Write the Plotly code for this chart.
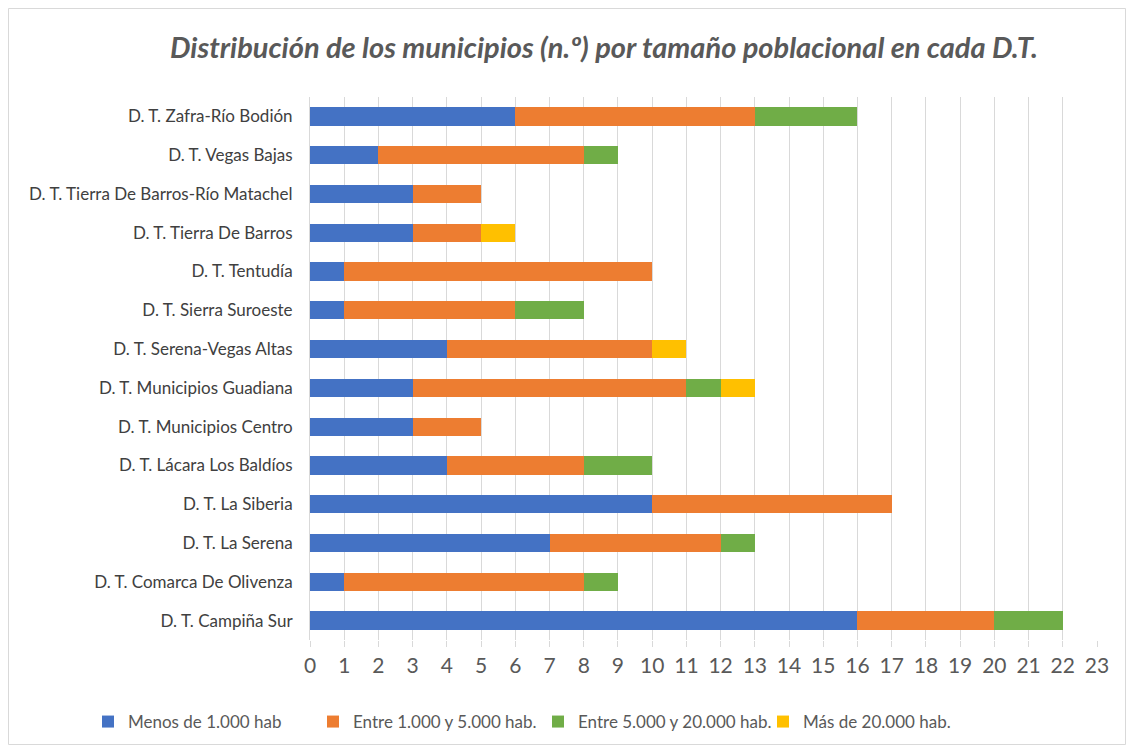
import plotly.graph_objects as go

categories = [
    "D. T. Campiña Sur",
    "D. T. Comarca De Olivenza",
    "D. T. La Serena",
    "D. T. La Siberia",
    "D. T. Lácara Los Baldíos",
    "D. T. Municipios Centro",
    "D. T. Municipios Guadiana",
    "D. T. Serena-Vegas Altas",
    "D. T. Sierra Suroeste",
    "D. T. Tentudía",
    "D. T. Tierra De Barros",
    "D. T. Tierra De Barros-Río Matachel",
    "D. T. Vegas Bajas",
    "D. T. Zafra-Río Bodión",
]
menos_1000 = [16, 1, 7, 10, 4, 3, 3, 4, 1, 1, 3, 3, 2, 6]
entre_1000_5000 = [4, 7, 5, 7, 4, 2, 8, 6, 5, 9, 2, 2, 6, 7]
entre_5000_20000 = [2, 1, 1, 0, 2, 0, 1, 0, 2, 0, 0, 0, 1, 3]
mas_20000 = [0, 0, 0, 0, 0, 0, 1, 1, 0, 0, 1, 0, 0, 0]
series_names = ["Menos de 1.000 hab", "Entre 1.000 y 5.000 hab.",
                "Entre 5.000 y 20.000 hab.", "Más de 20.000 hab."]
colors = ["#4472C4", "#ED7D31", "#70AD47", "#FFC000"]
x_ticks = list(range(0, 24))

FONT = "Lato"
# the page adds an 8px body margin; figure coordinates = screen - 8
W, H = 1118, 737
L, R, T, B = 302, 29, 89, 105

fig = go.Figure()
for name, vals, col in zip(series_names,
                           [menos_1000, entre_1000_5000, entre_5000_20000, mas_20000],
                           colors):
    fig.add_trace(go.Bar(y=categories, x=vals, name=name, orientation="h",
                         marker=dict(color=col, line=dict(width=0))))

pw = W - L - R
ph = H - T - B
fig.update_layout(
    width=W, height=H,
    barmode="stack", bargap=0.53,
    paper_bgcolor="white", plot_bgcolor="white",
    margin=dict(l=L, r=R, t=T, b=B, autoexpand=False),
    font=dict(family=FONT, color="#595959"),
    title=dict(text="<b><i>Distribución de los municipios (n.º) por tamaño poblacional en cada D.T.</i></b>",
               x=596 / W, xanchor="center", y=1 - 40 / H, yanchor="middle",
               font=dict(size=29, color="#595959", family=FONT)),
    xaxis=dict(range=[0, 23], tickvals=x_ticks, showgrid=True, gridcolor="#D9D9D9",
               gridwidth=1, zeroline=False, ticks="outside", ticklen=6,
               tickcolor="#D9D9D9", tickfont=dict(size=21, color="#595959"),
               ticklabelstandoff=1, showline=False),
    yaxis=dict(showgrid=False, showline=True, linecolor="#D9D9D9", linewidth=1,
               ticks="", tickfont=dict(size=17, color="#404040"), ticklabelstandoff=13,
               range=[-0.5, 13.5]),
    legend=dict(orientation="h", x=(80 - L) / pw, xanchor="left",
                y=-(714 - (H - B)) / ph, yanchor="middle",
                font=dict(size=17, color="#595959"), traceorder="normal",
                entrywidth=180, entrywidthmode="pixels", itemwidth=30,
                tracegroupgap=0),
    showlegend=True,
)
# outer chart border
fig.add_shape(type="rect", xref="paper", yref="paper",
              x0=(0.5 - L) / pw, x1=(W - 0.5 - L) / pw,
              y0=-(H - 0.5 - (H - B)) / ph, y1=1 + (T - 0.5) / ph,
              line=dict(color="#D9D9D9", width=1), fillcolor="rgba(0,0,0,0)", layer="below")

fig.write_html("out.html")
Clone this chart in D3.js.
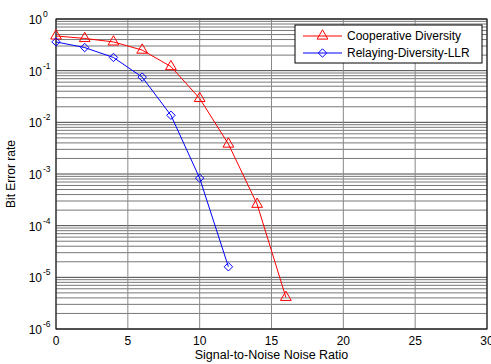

··········

Goal of the exercise: Write out the lines from the start of the material to the line with "marker=dict(color=col, line=dict(width=0))))", inclusive and exactly. Skip the pictures.

Solution below:
Write the Plotly code for this chart.
import plotly.graph_objects as go

categories = [
    "D. T. Campiña Sur",
    "D. T. Comarca De Olivenza",
    "D. T. La Serena",
    "D. T. La Siberia",
    "D. T. Lácara Los Baldíos",
    "D. T. Municipios Centro",
    "D. T. Municipios Guadiana",
    "D. T. Serena-Vegas Altas",
    "D. T. Sierra Suroeste",
    "D. T. Tentudía",
    "D. T. Tierra De Barros",
    "D. T. Tierra De Barros-Río Matachel",
    "D. T. Vegas Bajas",
    "D. T. Zafra-Río Bodión",
]
menos_1000 = [16, 1, 7, 10, 4, 3, 3, 4, 1, 1, 3, 3, 2, 6]
entre_1000_5000 = [4, 7, 5, 7, 4, 2, 8, 6, 5, 9, 2, 2, 6, 7]
entre_5000_20000 = [2, 1, 1, 0, 2, 0, 1, 0, 2, 0, 0, 0, 1, 3]
mas_20000 = [0, 0, 0, 0, 0, 0, 1, 1, 0, 0, 1, 0, 0, 0]
series_names = ["Menos de 1.000 hab", "Entre 1.000 y 5.000 hab.",
                "Entre 5.000 y 20.000 hab.", "Más de 20.000 hab."]
colors = ["#4472C4", "#ED7D31", "#70AD47", "#FFC000"]
x_ticks = list(range(0, 24))

FONT = "Lato"
# the page adds an 8px body margin; figure coordinates = screen - 8
W, H = 1118, 737
L, R, T, B = 302, 29, 89, 105

fig = go.Figure()
for name, vals, col in zip(series_names,
                           [menos_1000, entre_1000_5000, entre_5000_20000, mas_20000],
                           colors):
    fig.add_trace(go.Bar(y=categories, x=vals, name=name, orientation="h",
                         marker=dict(color=col, line=dict(width=0))))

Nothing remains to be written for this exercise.